Leyendo el libro Aquellos Salones de Baile (M. Zaldívar, 2020), caigo en la cuenta de una de tantas facetas de la sociedad que ha ido cambiando: el baile. El autor identifica centenares de sitios donde los bailes con música en vivo eran frecuentes. No solo salones, también restaurantes, bares y sodas mutaban en pequeñas salas de baile. Por ejemplo, la Soda Navidad, en Desamparados, a donde mi hermana Yamileth solía escaparse a los bailes de media tarde.
Futbol y baile
Normalmente, los equipos de fútbol tenían una sala donde celebraban sus efemérides, el inicio o término del torneo, “lunadas” para recaudar fondos o elegir la madrina del equipo. Alajuelense y Herediano tenían dos sedes; una en la provincia, y otra en San José. La de Saprissa estaba en Los Mercaditos de Paseo Estudiantes. La del Cartaginés, diagonal a la Escuela Jesús Jiménez. Pero no era algo exclusivo de los equipos de la primera división; más bien algo común en todo equipo, incluso de aficionados, a nivel cantonal o de barriadas. La aspiración por un salón de baile estaba entre las primeras metas de todo nuevo equipo.
Historia
El baile de salón surge a inicio del siglo XX, vive su apogeo a partir de la década de los cuarenta y se extiende hasta los ochenta, que marca el inicio de su declive. La cantidad de orquestas de ocho, diez o más músicos, así como de grupos musicales de menor tamaño, necesarios para abarcar tal demanda de compromisos, alentó toda una generación de cantantes y músicos cuyo virtuosismo y calidad fueron reconocidos dentro y fuera del país.
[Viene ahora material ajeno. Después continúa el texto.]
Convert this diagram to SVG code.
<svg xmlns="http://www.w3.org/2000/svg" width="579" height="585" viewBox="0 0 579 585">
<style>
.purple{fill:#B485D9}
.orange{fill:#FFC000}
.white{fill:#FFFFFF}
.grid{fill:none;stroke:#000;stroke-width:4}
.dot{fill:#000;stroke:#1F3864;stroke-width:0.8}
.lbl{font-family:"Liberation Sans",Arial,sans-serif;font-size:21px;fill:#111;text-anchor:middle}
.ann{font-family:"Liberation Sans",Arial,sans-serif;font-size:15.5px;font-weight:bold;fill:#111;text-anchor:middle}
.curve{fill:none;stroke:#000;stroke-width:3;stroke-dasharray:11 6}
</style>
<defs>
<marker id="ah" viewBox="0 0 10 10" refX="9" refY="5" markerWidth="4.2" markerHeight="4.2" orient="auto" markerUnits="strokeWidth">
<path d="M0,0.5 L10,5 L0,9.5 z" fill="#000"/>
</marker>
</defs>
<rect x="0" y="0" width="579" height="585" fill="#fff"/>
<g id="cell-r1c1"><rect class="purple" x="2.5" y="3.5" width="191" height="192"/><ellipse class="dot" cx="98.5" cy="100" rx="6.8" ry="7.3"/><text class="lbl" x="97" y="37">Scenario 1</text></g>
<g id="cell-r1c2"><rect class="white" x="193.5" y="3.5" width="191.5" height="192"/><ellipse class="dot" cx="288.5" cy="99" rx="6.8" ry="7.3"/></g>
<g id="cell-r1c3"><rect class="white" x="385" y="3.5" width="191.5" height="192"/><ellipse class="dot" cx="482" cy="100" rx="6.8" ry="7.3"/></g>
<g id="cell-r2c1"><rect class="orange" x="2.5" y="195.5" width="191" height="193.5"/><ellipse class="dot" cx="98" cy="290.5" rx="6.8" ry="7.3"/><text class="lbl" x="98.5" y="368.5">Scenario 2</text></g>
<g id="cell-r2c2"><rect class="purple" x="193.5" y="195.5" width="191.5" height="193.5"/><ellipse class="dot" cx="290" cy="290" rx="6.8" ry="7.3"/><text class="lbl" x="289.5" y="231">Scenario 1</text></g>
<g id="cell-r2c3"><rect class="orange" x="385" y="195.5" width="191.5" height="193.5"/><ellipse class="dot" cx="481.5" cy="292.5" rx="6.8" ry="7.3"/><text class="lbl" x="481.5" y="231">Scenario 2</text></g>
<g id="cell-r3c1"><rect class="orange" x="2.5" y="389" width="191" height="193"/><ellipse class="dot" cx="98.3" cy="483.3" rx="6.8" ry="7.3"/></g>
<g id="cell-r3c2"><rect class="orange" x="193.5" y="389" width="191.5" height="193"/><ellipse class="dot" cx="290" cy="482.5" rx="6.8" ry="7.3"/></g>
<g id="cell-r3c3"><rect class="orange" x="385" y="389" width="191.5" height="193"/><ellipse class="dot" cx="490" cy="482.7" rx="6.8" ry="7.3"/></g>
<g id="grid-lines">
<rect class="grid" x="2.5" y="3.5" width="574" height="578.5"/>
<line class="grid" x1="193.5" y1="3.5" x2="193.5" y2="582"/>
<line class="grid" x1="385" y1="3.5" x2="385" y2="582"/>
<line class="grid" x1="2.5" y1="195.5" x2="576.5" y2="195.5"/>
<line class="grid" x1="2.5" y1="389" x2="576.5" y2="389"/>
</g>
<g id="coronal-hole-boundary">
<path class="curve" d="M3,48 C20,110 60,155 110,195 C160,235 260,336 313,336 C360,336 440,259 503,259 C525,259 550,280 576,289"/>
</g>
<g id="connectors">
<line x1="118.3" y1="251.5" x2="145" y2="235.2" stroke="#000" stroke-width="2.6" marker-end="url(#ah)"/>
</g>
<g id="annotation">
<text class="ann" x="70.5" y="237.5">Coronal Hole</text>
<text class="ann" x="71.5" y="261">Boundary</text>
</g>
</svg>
También fue una fuente importante de empleo, ingresos y encadenamiento de negocios, todo alrededor de una generalizada afición al baile. La Galera, el Jorón, el Montecarlo, el Versalles, el Tobogán, son solo algunos nombres entre una lista que sería casi interminable. Aún hoy, algunos salones se resisten a morir, atrayendo una clientela fiel que, al asistir, evoca su “belle époque”. Es el caso de Rancho Garibaldi, Típico Latino, Miraflores, o el Palenque de Ojo de Agua, entre otros.
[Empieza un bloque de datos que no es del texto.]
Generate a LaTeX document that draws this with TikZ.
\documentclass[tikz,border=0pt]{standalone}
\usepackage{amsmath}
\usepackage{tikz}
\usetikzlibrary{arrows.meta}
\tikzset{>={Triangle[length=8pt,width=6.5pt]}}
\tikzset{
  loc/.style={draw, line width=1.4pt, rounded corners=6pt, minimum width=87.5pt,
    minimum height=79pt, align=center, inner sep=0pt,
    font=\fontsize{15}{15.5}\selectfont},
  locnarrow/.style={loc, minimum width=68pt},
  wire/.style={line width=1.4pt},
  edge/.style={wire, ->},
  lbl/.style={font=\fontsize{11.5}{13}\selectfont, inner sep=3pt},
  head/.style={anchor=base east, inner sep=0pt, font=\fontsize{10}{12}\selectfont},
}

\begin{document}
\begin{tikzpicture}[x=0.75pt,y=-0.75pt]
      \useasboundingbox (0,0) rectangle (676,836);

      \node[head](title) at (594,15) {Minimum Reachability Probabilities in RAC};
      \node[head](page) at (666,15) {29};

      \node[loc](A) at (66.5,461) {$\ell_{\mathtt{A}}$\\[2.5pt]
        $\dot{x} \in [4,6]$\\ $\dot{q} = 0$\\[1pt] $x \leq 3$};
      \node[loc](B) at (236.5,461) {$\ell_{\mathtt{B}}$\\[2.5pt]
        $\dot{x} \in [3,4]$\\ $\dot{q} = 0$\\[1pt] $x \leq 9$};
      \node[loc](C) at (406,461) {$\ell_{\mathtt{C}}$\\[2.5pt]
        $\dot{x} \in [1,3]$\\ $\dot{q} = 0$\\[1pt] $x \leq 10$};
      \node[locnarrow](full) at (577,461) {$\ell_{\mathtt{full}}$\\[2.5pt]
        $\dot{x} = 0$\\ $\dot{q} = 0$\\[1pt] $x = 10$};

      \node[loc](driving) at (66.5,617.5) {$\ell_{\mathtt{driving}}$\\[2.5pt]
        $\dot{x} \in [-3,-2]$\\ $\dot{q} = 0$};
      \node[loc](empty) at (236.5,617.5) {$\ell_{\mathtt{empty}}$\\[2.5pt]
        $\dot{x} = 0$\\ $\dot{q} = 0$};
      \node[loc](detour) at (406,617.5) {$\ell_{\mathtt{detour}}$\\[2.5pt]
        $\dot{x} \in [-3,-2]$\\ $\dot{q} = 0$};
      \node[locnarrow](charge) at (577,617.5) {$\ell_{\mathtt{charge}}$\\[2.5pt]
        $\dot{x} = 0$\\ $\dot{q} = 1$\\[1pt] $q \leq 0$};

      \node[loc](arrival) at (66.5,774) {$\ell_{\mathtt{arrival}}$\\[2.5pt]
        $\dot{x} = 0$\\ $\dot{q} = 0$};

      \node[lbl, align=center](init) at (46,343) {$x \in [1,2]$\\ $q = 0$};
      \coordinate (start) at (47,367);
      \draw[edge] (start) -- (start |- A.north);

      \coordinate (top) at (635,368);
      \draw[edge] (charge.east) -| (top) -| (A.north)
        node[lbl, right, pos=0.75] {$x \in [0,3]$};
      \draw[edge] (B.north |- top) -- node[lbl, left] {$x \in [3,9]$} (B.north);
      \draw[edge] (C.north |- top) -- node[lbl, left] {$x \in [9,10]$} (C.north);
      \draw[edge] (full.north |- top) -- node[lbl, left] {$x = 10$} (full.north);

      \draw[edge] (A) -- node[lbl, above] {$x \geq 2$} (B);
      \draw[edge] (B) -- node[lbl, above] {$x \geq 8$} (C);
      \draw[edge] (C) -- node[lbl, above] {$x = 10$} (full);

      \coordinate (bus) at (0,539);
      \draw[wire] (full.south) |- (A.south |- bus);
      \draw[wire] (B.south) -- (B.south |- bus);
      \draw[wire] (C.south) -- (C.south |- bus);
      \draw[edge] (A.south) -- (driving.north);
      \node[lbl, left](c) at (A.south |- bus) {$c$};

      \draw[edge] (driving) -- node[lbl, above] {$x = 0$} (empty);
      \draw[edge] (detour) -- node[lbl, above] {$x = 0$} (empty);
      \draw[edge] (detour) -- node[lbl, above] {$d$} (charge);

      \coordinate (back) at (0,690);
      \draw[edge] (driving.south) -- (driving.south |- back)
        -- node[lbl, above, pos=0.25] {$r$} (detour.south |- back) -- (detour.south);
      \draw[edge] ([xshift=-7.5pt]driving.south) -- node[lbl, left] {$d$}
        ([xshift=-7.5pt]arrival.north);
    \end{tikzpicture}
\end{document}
En los años de auge los bailes se anunciaban con orquesta en vivo, en salones donde concurría gente de todo estrato social y en todos los rincones del país. En ese sentido, un vehículo de democratización social. Colegios, universidades, clubes sociales y asociaciones sin fin de lucro o de caridad, salones comunales, balnearios, hoteles, cabinas o teatros, organizaban bailes abiertos al público. Incluso, el Aeropuerto Internacional La Sabana tenía un salón con un grupo permanente (Orquesta Barquero), que invitaba a los viajeros “a un momento de esparcimiento previo al vuelo”. No sería de extrañar que más de uno, gustosamente, perdiera el avión...
Su importancia
El baile está asociado al ritmo, y éste indisolublemente ligado al origen del colectivo humano. A través del baile se expresan emociones y estados de ánimo, y al modelarse alrededor de un entorno antropológico, se vuelve distintivo de una cultura. Es también una manifestación artística, donde la belleza se centra en el movimiento corporal que juega con el balance de sus partes. Igualmente aporta salud, al fomentar el ejercicio físico y la destreza mental.
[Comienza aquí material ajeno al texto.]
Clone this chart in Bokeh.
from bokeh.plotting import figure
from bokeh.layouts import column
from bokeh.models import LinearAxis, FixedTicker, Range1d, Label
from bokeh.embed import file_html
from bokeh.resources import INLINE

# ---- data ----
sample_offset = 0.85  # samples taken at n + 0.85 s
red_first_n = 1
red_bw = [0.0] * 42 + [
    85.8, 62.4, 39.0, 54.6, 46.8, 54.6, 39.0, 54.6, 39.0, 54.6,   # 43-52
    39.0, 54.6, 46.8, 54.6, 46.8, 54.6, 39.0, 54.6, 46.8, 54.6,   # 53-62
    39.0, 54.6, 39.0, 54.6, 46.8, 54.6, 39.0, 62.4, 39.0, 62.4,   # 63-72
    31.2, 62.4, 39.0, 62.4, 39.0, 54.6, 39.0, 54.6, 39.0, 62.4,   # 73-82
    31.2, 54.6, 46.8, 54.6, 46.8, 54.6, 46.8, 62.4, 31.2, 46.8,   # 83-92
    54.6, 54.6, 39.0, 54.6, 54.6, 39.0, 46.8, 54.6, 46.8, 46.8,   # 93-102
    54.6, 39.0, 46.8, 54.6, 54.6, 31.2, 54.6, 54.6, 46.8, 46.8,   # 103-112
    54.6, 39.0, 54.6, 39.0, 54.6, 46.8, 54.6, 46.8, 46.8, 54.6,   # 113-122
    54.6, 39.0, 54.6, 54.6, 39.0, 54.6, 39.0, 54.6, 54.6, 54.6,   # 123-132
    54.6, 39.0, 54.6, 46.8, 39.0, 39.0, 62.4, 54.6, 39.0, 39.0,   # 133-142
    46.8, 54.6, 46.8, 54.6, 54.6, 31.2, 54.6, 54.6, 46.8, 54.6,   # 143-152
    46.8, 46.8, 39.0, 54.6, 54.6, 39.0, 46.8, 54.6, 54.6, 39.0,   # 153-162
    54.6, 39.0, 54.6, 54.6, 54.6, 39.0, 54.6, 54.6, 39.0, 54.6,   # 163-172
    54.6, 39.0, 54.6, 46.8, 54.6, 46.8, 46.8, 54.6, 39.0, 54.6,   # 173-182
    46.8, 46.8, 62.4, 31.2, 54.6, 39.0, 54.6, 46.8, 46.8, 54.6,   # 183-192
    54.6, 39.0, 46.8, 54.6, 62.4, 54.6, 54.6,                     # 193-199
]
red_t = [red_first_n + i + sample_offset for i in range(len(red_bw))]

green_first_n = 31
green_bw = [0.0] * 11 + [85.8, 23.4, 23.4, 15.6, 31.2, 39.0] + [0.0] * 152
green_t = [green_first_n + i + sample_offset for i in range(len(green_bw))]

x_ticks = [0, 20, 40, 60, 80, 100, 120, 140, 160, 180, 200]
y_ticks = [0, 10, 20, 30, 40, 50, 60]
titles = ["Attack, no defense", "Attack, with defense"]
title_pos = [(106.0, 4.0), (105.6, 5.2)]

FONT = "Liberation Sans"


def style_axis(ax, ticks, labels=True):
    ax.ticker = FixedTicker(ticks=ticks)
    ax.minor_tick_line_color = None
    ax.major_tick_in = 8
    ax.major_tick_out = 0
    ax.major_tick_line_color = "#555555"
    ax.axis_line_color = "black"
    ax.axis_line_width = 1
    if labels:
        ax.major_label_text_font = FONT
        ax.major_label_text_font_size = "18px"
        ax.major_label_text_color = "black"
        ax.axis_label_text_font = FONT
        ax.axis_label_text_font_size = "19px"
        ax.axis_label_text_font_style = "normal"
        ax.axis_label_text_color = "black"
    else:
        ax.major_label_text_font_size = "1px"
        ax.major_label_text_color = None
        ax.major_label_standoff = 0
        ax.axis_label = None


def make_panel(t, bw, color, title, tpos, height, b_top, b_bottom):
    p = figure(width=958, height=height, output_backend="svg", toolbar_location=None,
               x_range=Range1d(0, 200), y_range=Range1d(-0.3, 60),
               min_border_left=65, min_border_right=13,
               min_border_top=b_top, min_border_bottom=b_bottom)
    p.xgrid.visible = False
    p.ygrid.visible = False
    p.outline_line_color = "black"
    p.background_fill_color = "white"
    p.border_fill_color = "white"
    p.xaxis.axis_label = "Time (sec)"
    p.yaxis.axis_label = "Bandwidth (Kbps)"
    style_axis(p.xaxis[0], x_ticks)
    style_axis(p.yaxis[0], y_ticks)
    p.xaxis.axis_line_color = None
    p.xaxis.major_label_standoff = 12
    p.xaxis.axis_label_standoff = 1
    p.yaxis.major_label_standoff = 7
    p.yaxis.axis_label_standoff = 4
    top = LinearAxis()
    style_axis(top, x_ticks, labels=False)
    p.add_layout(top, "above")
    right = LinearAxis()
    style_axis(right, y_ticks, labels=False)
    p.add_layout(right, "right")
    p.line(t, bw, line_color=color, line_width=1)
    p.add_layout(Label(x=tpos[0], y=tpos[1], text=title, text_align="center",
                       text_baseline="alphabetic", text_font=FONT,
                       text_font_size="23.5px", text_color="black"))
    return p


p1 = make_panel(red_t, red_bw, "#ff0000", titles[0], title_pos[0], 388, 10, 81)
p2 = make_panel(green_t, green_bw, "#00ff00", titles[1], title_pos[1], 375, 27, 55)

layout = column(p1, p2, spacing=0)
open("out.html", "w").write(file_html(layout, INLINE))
Al bailar, todo el cuerpo se ejercita siguiendo una armonía, lo que favorece el desarrollo cognoscitivo del cerebro. En efecto, los científicos han descubierto que, al bailar, el cerebro libera endorfinas, una sustancia que genera un efecto de placer y bienestar, combatiendo así estados de estrés y depresión. No en vano se le conoce como “la hormona de la felicidad”. Y como remedio, es accesible a todos, a diestros bailarines y a quienes parece que nacimos con dos pies izquierdos.
El costarricense de hoy paulatinamente ha dejado de bailar y, por ende, aquellos icónicos salones se han ido diluyendo del paisaje. Pero también hemos proscrito el baile de las salas de nuestras casas, al sustituirlo por la postración a la que nos arrastra el video juego, teléfonos móviles y aplicaciones tecnológicas en general, lo que podría aportar respuestas a la preocupante proliferación de enfermedades físicas y mentales.
Aquello de “el país más feliz del mundo” es una frase cliché difícil de sostener en la Costa Rica actual, pero una realidad en aquella sociedad que tan solo unas décadas atrás poseía una rica y extendida cultura de baile. De repente, por política pública, esfuerzo personal y salud de todos, convendría rescatar algo de la cultura del baile, aún dentro de las circunstancias de un mundo tan cambiante.